▸ TASK DESCRIPTION
Omit all pictures. Copy the rest of the material exactly.

▸ SOURCE DATA
^^^^^^^^

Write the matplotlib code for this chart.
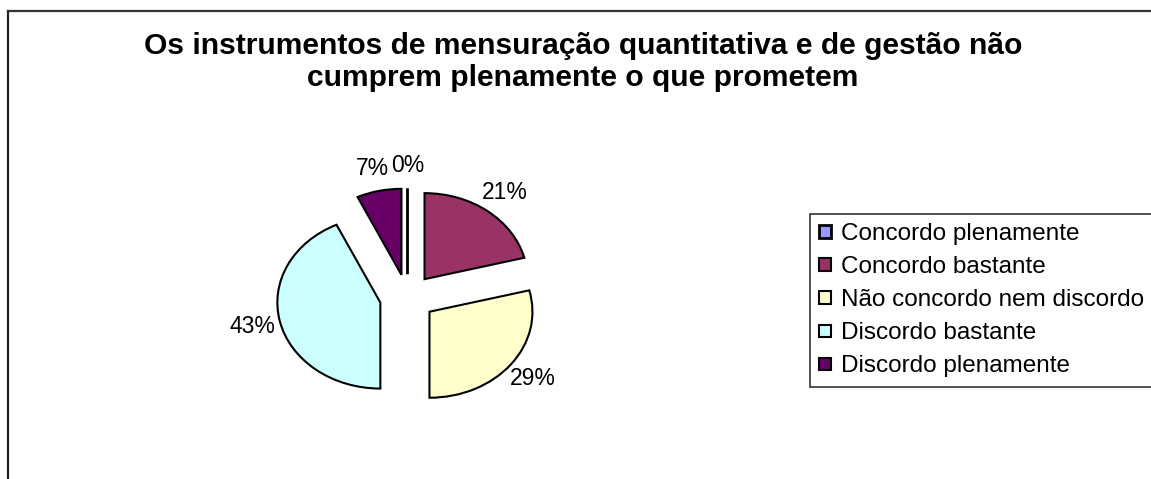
import matplotlib.pyplot as plt
from matplotlib.lines import Line2D

plt.rcParams['font.family'] = ['Liberation Sans', 'DejaVu Sans']

# dados do grafico
categorias = ['Concordo plenamente', 'Concordo bastante', 'Não concordo nem discordo',
              'Discordo bastante', 'Discordo plenamente']
valores = [0, 21, 29, 43, 7]
cores = ['#9999FF', '#993366', '#FFFFCC', '#CCFFFF', '#660066']
titulo = 'Os instrumentos de mensuração quantitativa e de gestão não\ncumprem plenamente o que prometem'

W, H = 1151, 479
fig = plt.figure(figsize=(W / 100, H / 100), dpi=100)

# moldura do grafico (lados direito e inferior ficam fora da imagem)
fig.add_artist(Line2D([8 / W, 8 / W], [0, 1 - 11 / H], color='#222222', lw=1.6, transform=fig.transFigure))
fig.add_artist(Line2D([8 / W, 1], [1 - 11 / H, 1 - 11 / H], color='#333333', lw=1.6, transform=fig.transFigure))

fig.text(583 / W, 1 - 62 / H, titulo, ha='center', va='center', fontsize=21.6,
         fontweight='bold', linespacing=1.17)

# pizza eliptica: raio horizontal 103 px, vertical 86 px
cx, cy = 407.5, 297.5
rx, ry = 103, 86
ax = fig.add_axes([(cx - 2 * rx) / W, 1 - (cy + 2 * ry) / H, 4 * rx / W, 4 * ry / H])
wedges, textos, pcts = ax.pie(valores, colors=cores, startangle=90, counterclock=False,
                              explode=[0.27] * len(valores), autopct='%.0f%%',
                              pctdistance=1.27, labels=None,
                              wedgeprops=dict(edgecolor='black', linewidth=1.5),
                              textprops=dict(fontsize=16.5, color='black'))
ax.set_xlim(-2, 2)
ax.set_ylim(-2, 2)
ax.set_aspect('auto')
ax.axis('off')
wedges[0].set_linewidth(2)

leg = fig.legend(wedges, categorias, loc='upper left',
                 bbox_to_anchor=(810 / W, 1 - 214 / H), bbox_transform=fig.transFigure,
                 borderaxespad=0, fontsize=17.5, frameon=True, fancybox=False,
                 edgecolor='black', handlelength=0.49, handleheight=0.41,
                 handletextpad=0.41, labelspacing=0.455, borderpad=0.38)
leg.get_frame().set_linewidth(1.2)

fig.savefig('out.png', dpi=100)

^^^^^^^^

▸ WORKED SOLUTION
Write the matplotlib code for this chart.
import matplotlib.pyplot as plt
from matplotlib.lines import Line2D

plt.rcParams['font.family'] = ['Liberation Sans', 'DejaVu Sans']

# dados do grafico
categorias = ['Concordo plenamente', 'Concordo bastante', 'Não concordo nem discordo',
              'Discordo bastante', 'Discordo plenamente']
valores = [0, 21, 29, 43, 7]
cores = ['#9999FF', '#993366', '#FFFFCC', '#CCFFFF', '#660066']
titulo = 'Os instrumentos de mensuração quantitativa e de gestão não\ncumprem plenamente o que prometem'

W, H = 1151, 479
fig = plt.figure(figsize=(W / 100, H / 100), dpi=100)

# moldura do grafico (lados direito e inferior ficam fora da imagem)
fig.add_artist(Line2D([8 / W, 8 / W], [0, 1 - 11 / H], color='#222222', lw=1.6, transform=fig.transFigure))
fig.add_artist(Line2D([8 / W, 1], [1 - 11 / H, 1 - 11 / H], color='#333333', lw=1.6, transform=fig.transFigure))

fig.text(583 / W, 1 - 62 / H, titulo, ha='center', va='center', fontsize=21.6,
         fontweight='bold', linespacing=1.17)

# pizza eliptica: raio horizontal 103 px, vertical 86 px
cx, cy = 407.5, 297.5
rx, ry = 103, 86
ax = fig.add_axes([(cx - 2 * rx) / W, 1 - (cy + 2 * ry) / H, 4 * rx / W, 4 * ry / H])
wedges, textos, pcts = ax.pie(valores, colors=cores, startangle=90, counterclock=False,
                              explode=[0.27] * len(valores), autopct='%.0f%%',
                              pctdistance=1.27, labels=None,
                              wedgeprops=dict(edgecolor='black', linewidth=1.5),
                              textprops=dict(fontsize=16.5, color='black'))
ax.set_xlim(-2, 2)
ax.set_ylim(-2, 2)
ax.set_aspect('auto')
ax.axis('off')
wedges[0].set_linewidth(2)

leg = fig.legend(wedges, categorias, loc='upper left',
                 bbox_to_anchor=(810 / W, 1 - 214 / H), bbox_transform=fig.transFigure,
                 borderaxespad=0, fontsize=17.5, frameon=True, fancybox=False,
                 edgecolor='black', handlelength=0.49, handleheight=0.41,
                 handletextpad=0.41, labelspacing=0.455, borderpad=0.38)
leg.get_frame().set_linewidth(1.2)

fig.savefig('out.png', dpi=100)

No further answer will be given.